Over the past decade, there has been a surge in technological innovation, particularly within the financial services sector driven by financial Technology or fintech. Blockchain and distributed ledger technology have been key factors in this growth, resulting in new ways of raising finance, exchange for payment purposes, asset classes, and forms of Business. This innovation has presented challenges for regulators, leading to discussions on the principle of technology neutrality. Technology neutrality means that laws and regulations should not favor or discriminate against any particular technology. This principle has been justified on the grounds of future-proofing regulation, impartiality, and ensuring businesses with similar activities and risks are subject to the same rules.
However, there are concerns about whether the principle of technology neutrality should still apply given the unique nature of the current technological innovation. Some argue that sticking to technology neutrality has hindered the development of regulation and has compromised protection for consumers and investors. As a result, there are differing opinions on how regulation should respond to technological innovation, ranging from adapting existing regulation, defining technology and creating technology-specific regulation, to letting technology regulate itself.

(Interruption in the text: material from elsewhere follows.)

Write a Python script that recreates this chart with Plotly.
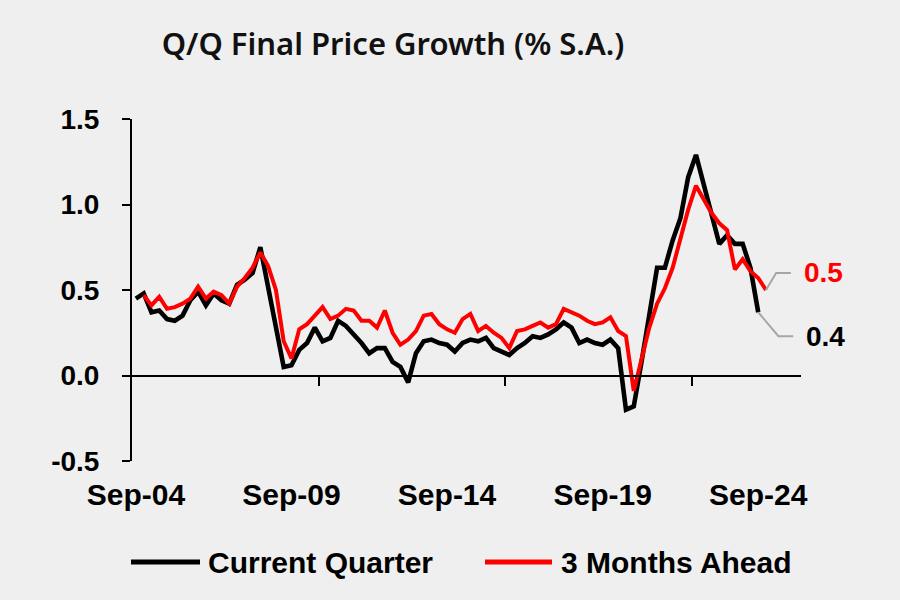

The explosion of technology as a constitutive force in creating virtual assets and services, such as digital currencies, has called into question the logic of maintaining technology neutrality. Critics argue that technology neutrality has stifled innovation and favored existing systems. However, adherents argue that it preserves flexibility for businesses and allows for greater efficiency in compliance. These debates highlight the challenges faced by regulators in responding to the rapid pace of technological change and its impact on the financial services industry.